Each line from the top of the listing through the one holding "(545,21) rectangle (1368,1019);" should be restated word for word, with nothing added and no pictures.
:: Recorded information ::
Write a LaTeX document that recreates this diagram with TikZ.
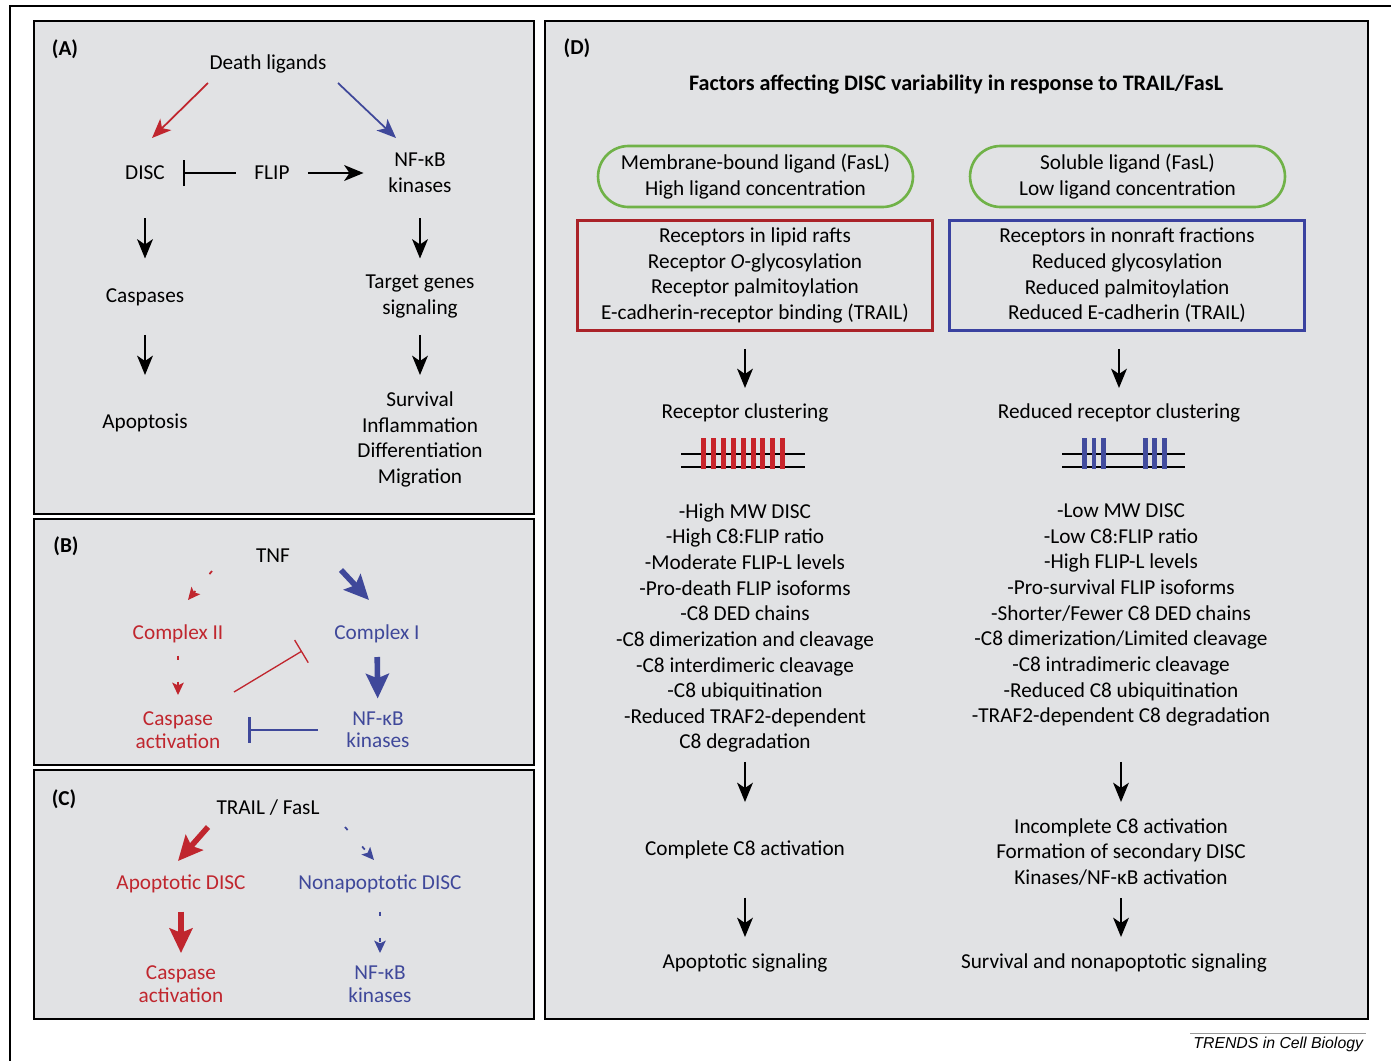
\documentclass[tikz,border=0pt]{standalone}
\usepackage{fontspec}
\setmainfont{Carlito}
\newfontfamily\creditfont{Liberation Sans}
\usetikzlibrary{arrows.meta,shapes.misc}
\definecolor{panelgray}{RGB}{225,226,228}
\definecolor{sigred}{RGB}{192,38,46}
\definecolor{sigblue}{RGB}{63,72,154}
\definecolor{boxred}{RGB}{170,34,40}
\definecolor{boxblue}{RGB}{58,66,160}
\definecolor{barred}{RGB}{200,36,42}
\definecolor{barblue}{RGB}{66,76,158}
\definecolor{liggreen}{RGB}{112,178,72}

\begin{document}
\begin{tikzpicture}[x=0.02cm,y=-0.02cm]
\tikzset{
  labelnode/.style={align=center,inner sep=0pt,font=\fontsize{12.1}{14.6}\selectfont},
  tightnode/.style={labelnode,font=\fontsize{12.1}{12.8}\selectfont},
  tagnode/.style={labelnode,font=\fontsize{12.1}{14.6}\selectfont\bfseries},
  titlenode/.style={labelnode,font=\fontsize{12.6}{14.6}\selectfont\bfseries},
  creditnode/.style={inner sep=1.5pt,font=\creditfont\itshape\fontsize{9}{10}\selectfont},
  panelbox/.style={draw=black,line width=1.6pt,fill=panelgray},
  factorbox/.style={labelnode,draw,line width=1.5pt,minimum width=7.1cm,minimum height=2.2cm},
  ligandbox/.style={labelnode,rounded rectangle,draw=liggreen,line width=1.5pt,minimum width=6.3cm,minimum height=1.22cm},
  graphedge/.style={draw,line width=1pt,line cap=butt},
  directed/.style={graphedge,-{Stealth[length=11pt,width=9pt,inset=3pt]}},
  bigdirected/.style={draw,line width=3.2pt,-{Stealth[length=14pt,width=13pt,inset=2.5pt]}},
  weakdirected/.style={graphedge,dash pattern=on 0.08cm off 0.44cm,-{Stealth[length=7pt,width=6.5pt,inset=1.5pt]}},
  inhibits/.style={draw,-{Bar[width=15pt]}},
  clearance/.style 2 args={shorten <=#1,shorten >=#2}
}
\useasboundingbox (0,0) rectangle (1391,1061);
\draw[line width=0.7pt] (1391,6) -- (10,6) -- (10,1061);
\draw[panelbox] (34,21) rectangle (534,514);
\draw[panelbox] (34,519) rectangle (534,765);
\draw[panelbox] (34,770) rectangle (534,1019);
\draw[panelbox] (545,21) rectangle (1368,1019);

% (A)
\node[tagnode] (n_tagA) at (65,49) {(A)};
\node[labelnode] (n_death) at (268,64) {Death ligands};
\node[labelnode] (n_disc) at (145,173) {DISC};
\node[labelnode] (n_flip) at (272,173) {FLIP};
\node[labelnode] (n_nfA) at (420,173) {NF-κB\\kinases};
\node[labelnode] (n_casp) at (145,297) {Caspases};
\node[labelnode] (n_apop) at (145,423) {Apoptosis};
\node[labelnode] (n_genes) at (420,296.5) {Target genes\\signaling};
\node[labelnode] (n_fates) at (420,439.5) {Survival\\Inflammation\\Differentiation\\Migration};
\draw[directed,draw=sigred] ([shift={(-60,19)}]n_death.center) -- ([shift={(7,-35)}]n_disc.center);
\draw[directed,draw=sigblue] ([shift={(70,19)}]n_death.center) -- ([shift={(-24,-35)}]n_nfA.center);
\draw[inhibits,line width=1.1pt,clearance={0.73cm}{0.76cm}] (n_flip.center) -- (n_disc.center);
\draw[directed,clearance={0.72cm}{1.13cm}] (n_flip.center) -- (n_nfA.center);
\draw[directed,clearance={0.91cm}{0.77cm}] (n_disc.center) -- (n_casp.center);
\draw[directed,clearance={0.76cm}{0.96cm}] (n_casp.center) -- (n_apop.center);
\draw[directed,clearance={0.91cm}{0.76cm}] (n_nfA.center) -- (n_genes.center);
\draw[directed,clearance={0.77cm}{1.29cm}] (n_genes.center) -- (n_fates.center);

% (B)
\node[tagnode] (n_tagB) at (66,546) {(B)};
\node[labelnode] (n_tnf) at (273,556) {TNF};
\node[labelnode,text=sigred] (n_cplx2) at (178,634) {Complex II};
\node[labelnode,text=sigblue] (n_cplx1) at (377,634) {Complex I};
\node[tightnode,text=sigred] (n_caspB) at (178,730) {Caspase\\activation};
\node[tightnode,text=sigblue] (n_nfB) at (378,730) {NF-κB\\kinases};
\draw[weakdirected,draw=sigred] ([shift={(-61,15)}]n_tnf.center) -- ([shift={(10,-34)}]n_cplx2.center);
\draw[bigdirected,draw=sigblue] ([shift={(68,14)}]n_tnf.center) -- ([shift={(-8,-34)}]n_cplx1.center);
\draw[weakdirected,draw=sigred,clearance={0.43cm}{0.7cm}] (n_cplx2.center) -- (n_caspB.center);
\draw[bigdirected,draw=sigblue,clearance={0.46cm}{0.63cm}] (n_cplx1.center) -- (n_nfB.center);
\draw[inhibits,draw=sigred,line width=0.75pt] ([shift={(56,-38)}]n_caspB.center) -- ([shift={(-75,17)}]n_cplx1.center);
\draw[inhibits,draw=sigblue,line width=1.5pt,-{Bar[width=14.7pt]},clearance={1.21cm}{1.4cm}] (n_nfB.center) -- (n_caspB.center);

% (C)
\node[tagnode] (n_tagC) at (64,799) {(C)};
\node[labelnode] (n_trail) at (268,808) {TRAIL / FasL};
\node[labelnode,text=sigred] (n_apoDisc) at (181,884) {Apoptotic DISC};
\node[labelnode,text=sigblue] (n_nonDisc) at (380,884) {Nonapoptotic DISC};
\node[tightnode,text=sigred] (n_caspC) at (181,984) {Caspase\\activation};
\node[tightnode,text=sigblue] (n_nfC) at (380,984) {NF-κB\\kinases};
\draw[bigdirected,draw=sigred] ([shift={(-60,19)}]n_trail.center) -- ([shift={(-3,-23)}]n_apoDisc.center);
\draw[weakdirected,draw=sigblue] ([shift={(77,19)}]n_trail.center) -- ([shift={(-6,-24)}]n_nonDisc.center);
\draw[bigdirected,draw=sigred,clearance={0.55cm}{0.62cm}] (n_apoDisc.center) -- (n_caspC.center);
\draw[weakdirected,draw=sigblue,clearance={0.55cm}{0.62cm}] (n_nonDisc.center) -- (n_nfC.center);

% (D)
\node[tagnode] (n_tagD) at (577,48) {(D)};
\node[titlenode] (n_title) at (956,85) {Factors affecting DISC variability in response to TRAIL/FasL};
\node[ligandbox] (n_ligMem) at (755.5,176.5) {Membrane-bound ligand (FasL)\\High ligand concentration};
\node[ligandbox] (n_ligSol) at (1127.5,176.5) {Soluble ligand (FasL)\\Low ligand concentration};
\node[factorbox,draw=boxred] (n_rafts) at (755,275.5) {Receptors in lipid rafts\\Receptor \textit{O}-glycosylation\\Receptor palmitoylation\\E-cadherin-receptor binding (TRAIL)};
\node[factorbox,draw=boxblue] (n_nonraft) at (1127,275.5) {Receptors in nonraft fractions\\Reduced glycosylation\\Reduced palmitoylation\\Reduced E-cadherin (TRAIL)};
\node[labelnode] (n_clusHi) at (745,413) {Receptor clustering};
\node[labelnode] (n_clusLo) at (1119,413) {Reduced receptor clustering};
\node[labelnode] (n_featHi) at (745,628) {-High MW DISC\\-High C8:FLIP ratio\\-Moderate FLIP-L levels\\-Pro-death FLIP isoforms\\-C8 DED chains\\-C8 dimerization and cleavage\\-C8 interdimeric cleavage\\-C8 ubiquitination\\-Reduced TRAF2-dependent\\C8 degradation};
\node[labelnode] (n_featLo) at (1121,615) {-Low MW DISC\\-Low C8:FLIP ratio\\-High FLIP-L levels\\-Pro-survival FLIP isoforms\\-Shorter/Fewer C8 DED chains\\-C8 dimerization/Limited cleavage\\-C8 intradimeric cleavage\\-Reduced C8 ubiquitination\\-TRAF2-dependent C8 degradation};
\node[labelnode] (n_fullC8) at (745,850) {Complete C8 activation};
\node[labelnode] (n_partC8) at (1121,852) {Incomplete C8 activation\\Formation of secondary DISC\\Kinases/NF-κB activation};
\node[labelnode] (n_apoSig) at (745,963) {Apoptotic signaling};
\node[labelnode] (n_surSig) at (1114,963) {Survival and nonapoptotic signaling};
\draw[directed,clearance={0.34cm}{0.5cm}] (n_rafts.south -| n_clusHi.center) -- (n_clusHi.center);
\draw[directed,clearance={0.34cm}{0.5cm}] (n_nonraft.south -| n_clusLo.center) -- (n_clusLo.center);
\draw[directed,clearance={2.68cm}{0.96cm}] (n_featHi.center) -- (n_fullC8.center);
\draw[directed,clearance={2.94cm}{1.0cm}] (n_featLo.center) -- (n_partC8.center);
\draw[directed,clearance={0.95cm}{0.52cm}] (n_fullC8.center) -- (n_apoSig.center);
\draw[directed,clearance={0.92cm}{0.52cm}] (n_partC8.center) -- (n_partC8.center |- n_surSig.center);
% clustering sketches
\draw[line width=1.2pt] (681,454) -- (805,454) (681,467) -- (805,467);
\foreach \bx in {0,...,8}
  \fill[barred] (701+9.9*\bx,438) rectangle ++(5,31);
\draw[line width=1.2pt] (1062,454) -- (1185,454) (1062,467) -- (1185,467);
\foreach \bx in {1084.3,1093.9,1103.4,1145.2,1154.7,1164.3}
  \fill[barblue] (\bx-2.4,438) rectangle ++(4.8,31);

\node[creditnode,anchor=base east] (n_credit) at (1366,1048) {TRENDS in Cell Biology};
\draw[draw=gray!80,line width=1pt] (n_credit.north west) -- (n_credit.north east);
\end{tikzpicture}
\end{document}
:::
▶ [Solution to this exercise]
Write a LaTeX document that recreates this diagram with TikZ.
\documentclass[tikz,border=0pt]{standalone}
\usepackage{fontspec}
\setmainfont{Carlito}
\newfontfamily\creditfont{Liberation Sans}
\usetikzlibrary{arrows.meta,shapes.misc}
\definecolor{panelgray}{RGB}{225,226,228}
\definecolor{sigred}{RGB}{192,38,46}
\definecolor{sigblue}{RGB}{63,72,154}
\definecolor{boxred}{RGB}{170,34,40}
\definecolor{boxblue}{RGB}{58,66,160}
\definecolor{barred}{RGB}{200,36,42}
\definecolor{barblue}{RGB}{66,76,158}
\definecolor{liggreen}{RGB}{112,178,72}

\begin{document}
\begin{tikzpicture}[x=0.02cm,y=-0.02cm]
\tikzset{
  labelnode/.style={align=center,inner sep=0pt,font=\fontsize{12.1}{14.6}\selectfont},
  tightnode/.style={labelnode,font=\fontsize{12.1}{12.8}\selectfont},
  tagnode/.style={labelnode,font=\fontsize{12.1}{14.6}\selectfont\bfseries},
  titlenode/.style={labelnode,font=\fontsize{12.6}{14.6}\selectfont\bfseries},
  creditnode/.style={inner sep=1.5pt,font=\creditfont\itshape\fontsize{9}{10}\selectfont},
  panelbox/.style={draw=black,line width=1.6pt,fill=panelgray},
  factorbox/.style={labelnode,draw,line width=1.5pt,minimum width=7.1cm,minimum height=2.2cm},
  ligandbox/.style={labelnode,rounded rectangle,draw=liggreen,line width=1.5pt,minimum width=6.3cm,minimum height=1.22cm},
  graphedge/.style={draw,line width=1pt,line cap=butt},
  directed/.style={graphedge,-{Stealth[length=11pt,width=9pt,inset=3pt]}},
  bigdirected/.style={draw,line width=3.2pt,-{Stealth[length=14pt,width=13pt,inset=2.5pt]}},
  weakdirected/.style={graphedge,dash pattern=on 0.08cm off 0.44cm,-{Stealth[length=7pt,width=6.5pt,inset=1.5pt]}},
  inhibits/.style={draw,-{Bar[width=15pt]}},
  clearance/.style 2 args={shorten <=#1,shorten >=#2}
}
\useasboundingbox (0,0) rectangle (1391,1061);
\draw[line width=0.7pt] (1391,6) -- (10,6) -- (10,1061);
\draw[panelbox] (34,21) rectangle (534,514);
\draw[panelbox] (34,519) rectangle (534,765);
\draw[panelbox] (34,770) rectangle (534,1019);
\draw[panelbox] (545,21) rectangle (1368,1019);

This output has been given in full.